Çin’de borsalar yıllardır ekonomideki hızlı ve istikrarlı büyümeye paralel bir gelişme göstermiyordu; geçen yaz aniden baş döndürücü bir hızla yükselişe geçti; % 10 olan fiyat-kazanç oranı % 126’lara çıktı. Tam 1 yıl sonra da hızlı bir düşüşe geçince Çin’deki tek parti yönetimi paniğe kapılarak duruma müdahale etti; çöküşün 2. gününde işlemi durdurulan hisse senedi sayısı 940’ı buldu -ki bu rakam borsaya kayıtlı hisselerin üçte biri! Çöküşün 10. gününde borsalardaki kayıp, bir Çinli yetkilinin ifadesine göre 3 trilyon dolar, yani İngiltere’nin 2014 yılı GSYH’sının büyüklüğündeydi...
Devlet bankaları, borsaları yüksek tutmak için finansal sisteme 10 günde 209 milyar dolar destek verdi; aracı kurumlara büyük krediler açılarak alım yapmaları özendirildi. Devlet bankaları sistemde ağırlık taşıdığı için devletin talimatıyla büyük alımlar yapılarak düşüş önlenmeye çalışıldıysa da başarılamadı.
Kastelli dönemi gibi
Gelişmiş ekonomilerde alışılagelen bu tür hisse senedi hareketleri, Çin’de ilk kez yaşanıyor, dolayısıyla bir ölçüde doğal karşılanabilir.
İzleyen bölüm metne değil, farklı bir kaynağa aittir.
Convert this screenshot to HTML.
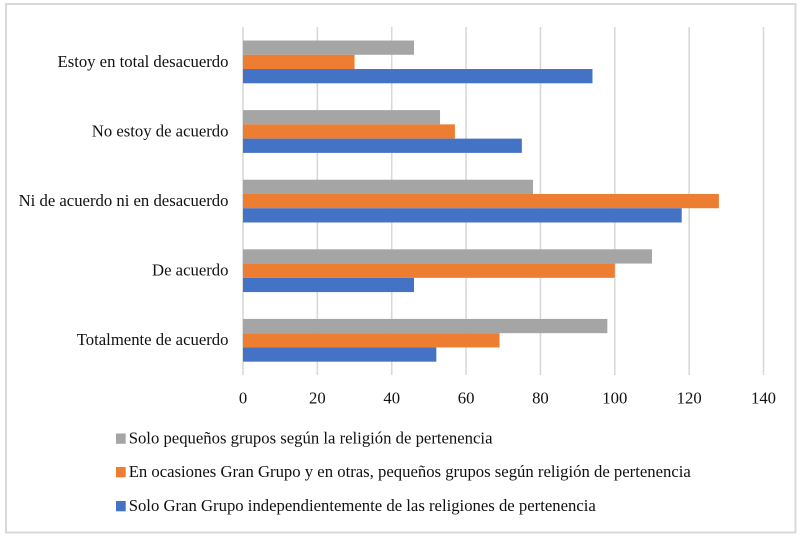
<!DOCTYPE html>
<html lang="es">
<head>
<meta charset="utf-8">
<title>Chart</title>
<style>
html,body{margin:0;padding:0;background:#fff;width:800px;height:539px;overflow:hidden}
svg{display:block}
text{font-family:"Liberation Serif",serif;font-size:16.7px;fill:#111}
</style>
</head>
<body>
<svg id="chart" width="800" height="539" viewBox="0 0 800 539" xmlns="http://www.w3.org/2000/svg">
<rect x="6" y="4" width="789.5" height="528.5" fill="#fff" stroke="#d9d9d9" stroke-width="2"/>
<g id="grid"></g>
<g id="bars"></g>
<g id="ylabels"></g>
<g id="xlabels"></g>
<g id="legend"></g>
</svg>
<script>
const categories = ["Estoy en total desacuerdo", "No estoy de acuerdo", "Ni de acuerdo ni en desacuerdo", "De acuerdo", "Totalmente de acuerdo"];
const seriesNames = ["Solo pequeños grupos según la religión de pertenencia", "En ocasiones Gran Grupo y en otras, pequeños grupos según religión de pertenencia", "Solo Gran Grupo independientemente de las religiones de pertenencia"];
const pequenosGrupos = [46, 53, 78, 110, 98];
const ocasiones = [30, 57, 128, 100, 69];
const granGrupo = [94, 75, 118, 46, 52];
const xTicks = [0, 20, 40, 60, 80, 100, 120, 140];

const NS = "http://www.w3.org/2000/svg";
const seriesValues = [pequenosGrupos, ocasiones, granGrupo];
const seriesColors = ["#a5a5a5", "#ed7d31", "#4472c4"];
const plot = {left: 243, right: 763.5, top: 27, bottom: 375};
const xMax = xTicks[xTicks.length - 1];
const barH = 14.25;

function xScale(v) {
  return plot.left + (v / xMax) * (plot.right - plot.left);
}
function bandCenter(i) {
  return plot.top + (i + 0.5) * (plot.bottom - plot.top) / categories.length;
}
function make(tag, attrs, parent, txt) {
  const el = document.createElementNS(NS, tag);
  for (const k in attrs) el.setAttribute(k, attrs[k]);
  if (txt !== undefined) el.textContent = txt;
  parent.appendChild(el);
  return el;
}

const gridG = document.getElementById("grid");
const xlabG = document.getElementById("xlabels");
xTicks.forEach(function (t) {
  const line = make("line", {x1: xScale(t), x2: xScale(t), y1: plot.top, y2: plot.bottom, stroke: "#d9d9d9", "stroke-width": 1.6}, gridG);
  
  
  const label = make("text", {x: xScale(t), y: 403.3, "text-anchor": "middle"}, xlabG, String(t));
  
  
});

const barsG = document.getElementById("bars");
const ylabG = document.getElementById("ylabels");
categories.forEach(function (c, i) {
  const cy = bandCenter(i);
  const label = make("text", {x: 228.5, y: cy + 5, "text-anchor": "end"}, ylabG, c);
  
  
  seriesValues.forEach(function (vals, s) {
    const bar = make("rect", {
      x: xScale(0),
      y: cy + (s - 1.5) * barH + 0.1,
      width: xScale(vals[i]) - xScale(0),
      height: barH,
      fill: seriesColors[s]
    }, barsG);
    
    
  });
});

const legendG = document.getElementById("legend");
const legendY = [438.5, 472, 506];
seriesNames.forEach(function (n, s) {
  const swatch = make("rect", {x: 116, y: legendY[s] - 5, width: 9.7, height: 10.3, fill: seriesColors[s]}, legendG);
  
  
  const label = make("text", {x: 128.7, y: legendY[s] + 5}, legendG, n);
  
  
});
</script>
</body>
</html>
Son gelişmeleri dışarıdan gözlemleyen küresel piyasalar, Çin borsalarının ne kadar az gelişmiş olduğunu bu vesileyle öğrenmiş oldu. Hisselerin bu kadar yükselmesi, muhtemelen kendini besleyen tipik bir balondu ve bizdeki Kastelli dönemine benzer şekilde 100 koyan 2 hafta sonra 120 alıyordu; ev kadınları bile kuaförlerinin tavsiyesine uyarak hisse senedi almaya başlamışlardı...
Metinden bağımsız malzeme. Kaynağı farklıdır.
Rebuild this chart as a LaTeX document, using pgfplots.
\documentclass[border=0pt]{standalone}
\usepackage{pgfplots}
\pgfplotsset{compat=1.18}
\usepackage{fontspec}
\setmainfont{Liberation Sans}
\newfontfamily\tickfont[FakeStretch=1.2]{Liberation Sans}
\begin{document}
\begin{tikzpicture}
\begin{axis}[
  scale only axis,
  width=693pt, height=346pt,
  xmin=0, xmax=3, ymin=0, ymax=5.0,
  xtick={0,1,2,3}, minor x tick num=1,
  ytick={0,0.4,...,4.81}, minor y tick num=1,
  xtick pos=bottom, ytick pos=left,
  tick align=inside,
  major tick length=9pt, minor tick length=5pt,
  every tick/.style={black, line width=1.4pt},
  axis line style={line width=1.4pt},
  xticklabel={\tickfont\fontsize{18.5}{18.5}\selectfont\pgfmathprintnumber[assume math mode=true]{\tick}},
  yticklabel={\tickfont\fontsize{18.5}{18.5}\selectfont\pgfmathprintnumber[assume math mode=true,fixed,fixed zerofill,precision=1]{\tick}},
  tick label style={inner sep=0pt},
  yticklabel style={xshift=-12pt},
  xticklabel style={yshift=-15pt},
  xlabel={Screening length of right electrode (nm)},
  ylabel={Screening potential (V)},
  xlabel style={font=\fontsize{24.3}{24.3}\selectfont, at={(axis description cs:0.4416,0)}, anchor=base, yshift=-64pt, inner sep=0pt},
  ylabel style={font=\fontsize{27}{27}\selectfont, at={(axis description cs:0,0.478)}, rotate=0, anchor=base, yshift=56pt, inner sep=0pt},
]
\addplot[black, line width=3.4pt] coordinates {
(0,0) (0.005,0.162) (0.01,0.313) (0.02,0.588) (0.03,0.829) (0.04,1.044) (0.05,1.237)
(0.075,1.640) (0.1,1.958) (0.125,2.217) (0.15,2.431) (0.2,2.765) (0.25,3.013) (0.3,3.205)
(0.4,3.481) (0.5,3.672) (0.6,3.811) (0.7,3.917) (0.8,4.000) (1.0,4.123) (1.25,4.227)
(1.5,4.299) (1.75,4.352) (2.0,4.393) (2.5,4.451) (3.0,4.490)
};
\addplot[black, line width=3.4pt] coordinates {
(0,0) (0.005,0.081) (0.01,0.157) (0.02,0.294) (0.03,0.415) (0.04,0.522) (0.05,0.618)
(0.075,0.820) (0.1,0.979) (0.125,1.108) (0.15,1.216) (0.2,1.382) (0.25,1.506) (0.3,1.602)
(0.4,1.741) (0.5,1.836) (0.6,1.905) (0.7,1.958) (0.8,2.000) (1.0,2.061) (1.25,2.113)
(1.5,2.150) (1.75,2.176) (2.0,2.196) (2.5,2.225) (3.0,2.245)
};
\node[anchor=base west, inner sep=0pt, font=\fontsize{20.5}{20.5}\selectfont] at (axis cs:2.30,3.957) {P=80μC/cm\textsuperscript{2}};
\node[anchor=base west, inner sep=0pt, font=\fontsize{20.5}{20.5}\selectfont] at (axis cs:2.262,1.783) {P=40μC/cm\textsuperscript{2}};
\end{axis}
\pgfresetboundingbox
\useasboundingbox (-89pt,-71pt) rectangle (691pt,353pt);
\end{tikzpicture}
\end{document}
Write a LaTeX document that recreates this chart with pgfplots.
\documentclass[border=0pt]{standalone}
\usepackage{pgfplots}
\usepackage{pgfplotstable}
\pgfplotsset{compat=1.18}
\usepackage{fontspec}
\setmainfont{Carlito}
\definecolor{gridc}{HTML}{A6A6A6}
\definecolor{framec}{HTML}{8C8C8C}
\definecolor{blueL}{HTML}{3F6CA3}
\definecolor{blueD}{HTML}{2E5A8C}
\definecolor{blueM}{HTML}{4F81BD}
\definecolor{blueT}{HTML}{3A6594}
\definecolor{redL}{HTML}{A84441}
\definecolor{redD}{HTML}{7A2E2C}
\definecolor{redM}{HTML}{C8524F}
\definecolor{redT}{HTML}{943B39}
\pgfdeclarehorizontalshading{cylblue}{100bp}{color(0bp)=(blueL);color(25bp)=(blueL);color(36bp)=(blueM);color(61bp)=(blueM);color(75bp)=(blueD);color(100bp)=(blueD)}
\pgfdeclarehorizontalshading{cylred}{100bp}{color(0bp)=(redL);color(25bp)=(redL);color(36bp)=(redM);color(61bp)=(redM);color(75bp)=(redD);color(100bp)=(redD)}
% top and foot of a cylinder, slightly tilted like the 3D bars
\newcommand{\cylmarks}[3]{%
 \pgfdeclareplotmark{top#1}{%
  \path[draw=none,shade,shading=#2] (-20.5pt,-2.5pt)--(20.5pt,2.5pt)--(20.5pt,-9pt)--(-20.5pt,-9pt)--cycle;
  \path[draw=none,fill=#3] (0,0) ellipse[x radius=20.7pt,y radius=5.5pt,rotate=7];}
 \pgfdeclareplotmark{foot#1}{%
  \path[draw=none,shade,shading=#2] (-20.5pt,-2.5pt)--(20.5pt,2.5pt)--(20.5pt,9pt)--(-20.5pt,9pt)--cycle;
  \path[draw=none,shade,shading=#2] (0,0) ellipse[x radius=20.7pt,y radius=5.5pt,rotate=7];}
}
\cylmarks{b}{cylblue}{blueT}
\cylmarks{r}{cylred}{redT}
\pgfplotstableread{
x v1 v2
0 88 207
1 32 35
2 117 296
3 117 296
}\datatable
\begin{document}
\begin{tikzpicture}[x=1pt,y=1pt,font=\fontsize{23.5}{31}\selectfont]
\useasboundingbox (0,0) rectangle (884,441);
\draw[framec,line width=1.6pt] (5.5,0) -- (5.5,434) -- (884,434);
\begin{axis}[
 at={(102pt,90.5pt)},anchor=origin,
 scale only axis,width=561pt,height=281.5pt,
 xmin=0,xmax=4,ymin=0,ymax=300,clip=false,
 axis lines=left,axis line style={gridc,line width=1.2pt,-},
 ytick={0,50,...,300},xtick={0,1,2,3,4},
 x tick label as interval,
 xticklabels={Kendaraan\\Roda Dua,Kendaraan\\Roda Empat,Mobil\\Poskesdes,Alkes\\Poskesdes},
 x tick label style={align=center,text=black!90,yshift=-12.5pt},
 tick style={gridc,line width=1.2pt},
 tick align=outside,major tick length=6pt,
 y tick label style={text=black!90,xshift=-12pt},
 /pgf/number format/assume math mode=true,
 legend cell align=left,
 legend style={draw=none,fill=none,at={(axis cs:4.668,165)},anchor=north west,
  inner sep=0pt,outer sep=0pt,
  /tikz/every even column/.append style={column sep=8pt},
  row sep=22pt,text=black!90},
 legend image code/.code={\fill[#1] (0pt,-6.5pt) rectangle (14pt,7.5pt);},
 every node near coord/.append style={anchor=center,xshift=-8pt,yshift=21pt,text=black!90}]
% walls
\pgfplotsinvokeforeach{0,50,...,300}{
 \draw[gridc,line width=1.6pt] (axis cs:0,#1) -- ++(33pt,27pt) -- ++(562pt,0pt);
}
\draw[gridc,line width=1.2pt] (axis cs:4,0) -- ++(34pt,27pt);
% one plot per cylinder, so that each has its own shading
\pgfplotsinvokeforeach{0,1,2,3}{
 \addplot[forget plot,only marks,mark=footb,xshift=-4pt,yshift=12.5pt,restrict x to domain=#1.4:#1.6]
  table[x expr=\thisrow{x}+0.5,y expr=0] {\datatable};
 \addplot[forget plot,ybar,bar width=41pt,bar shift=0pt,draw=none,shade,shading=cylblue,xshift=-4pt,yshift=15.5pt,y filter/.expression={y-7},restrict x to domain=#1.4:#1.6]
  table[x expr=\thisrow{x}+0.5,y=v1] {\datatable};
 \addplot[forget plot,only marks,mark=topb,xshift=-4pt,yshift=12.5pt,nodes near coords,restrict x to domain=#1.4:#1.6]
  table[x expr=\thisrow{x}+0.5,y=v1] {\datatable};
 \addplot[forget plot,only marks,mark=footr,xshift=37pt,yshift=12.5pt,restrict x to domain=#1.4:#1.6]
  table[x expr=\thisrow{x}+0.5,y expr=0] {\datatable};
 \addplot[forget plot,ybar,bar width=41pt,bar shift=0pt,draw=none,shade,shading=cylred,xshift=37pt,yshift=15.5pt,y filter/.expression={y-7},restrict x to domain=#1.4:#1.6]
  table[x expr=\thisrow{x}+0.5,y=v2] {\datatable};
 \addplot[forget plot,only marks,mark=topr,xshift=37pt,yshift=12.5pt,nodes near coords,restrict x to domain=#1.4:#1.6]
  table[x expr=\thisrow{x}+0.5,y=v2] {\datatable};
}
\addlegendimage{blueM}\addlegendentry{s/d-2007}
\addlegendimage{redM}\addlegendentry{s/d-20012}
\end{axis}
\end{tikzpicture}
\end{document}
Dışarıdan Çin’i izleyen uzmanlar, “acaba borsadaki çöküş, bir balonun sönmesinden öte Çin ekonomisinin reel yavaşlama sürecine girdiğini mi gösteriyor?” endişesini taşıyorlar. Çünkü ekonominin ve şirketlerin performansında, geçen yıl borsalarda bu çapta yükselmeyi haklı gösterecek bir durum yok.
Büyüme şişiriliyor mu?
Büyüme % 7 deniyor, ama kullanılan rakamlar hep devletin rakamları... Buna karşılık elektrik tüketimi gibi başka göstergelere de bakarak Çin ekonomisini inceleyenlere göre “büyüme, keskin bir gerilemeyle belki % 3’e kadar düşmüş olabilir! Ve borsadaki çöküş, acaba hükümetin deklare etmediği daha hızlı bir yavaşlamanın göstergesi mi?”
Elektrik tüketimindeki hızlı düşüşün yanı sıra birçok fabrikada büyük çaplı işten çıkartmalar var. Ancak son birkaç ayda ortaya çıkan en önemli gösterge, dünya hammadde fiyatlarındaki ciddi düşüşler. Yıllardır bunların alıcısı büyük ölçüde Çinliler olduğu için, talep yetersizliğinin asıl nedeni de, Çin ekonomisinin reel rakamların göstermediği boyutta yavaşlaması olabilir.
Özetle dünyanın en büyük 2. ekonomisi -satın alma gücü paritesine göre birinci- olan Çin, son dönemde küresel piyasalarda yürek hoplatıyor.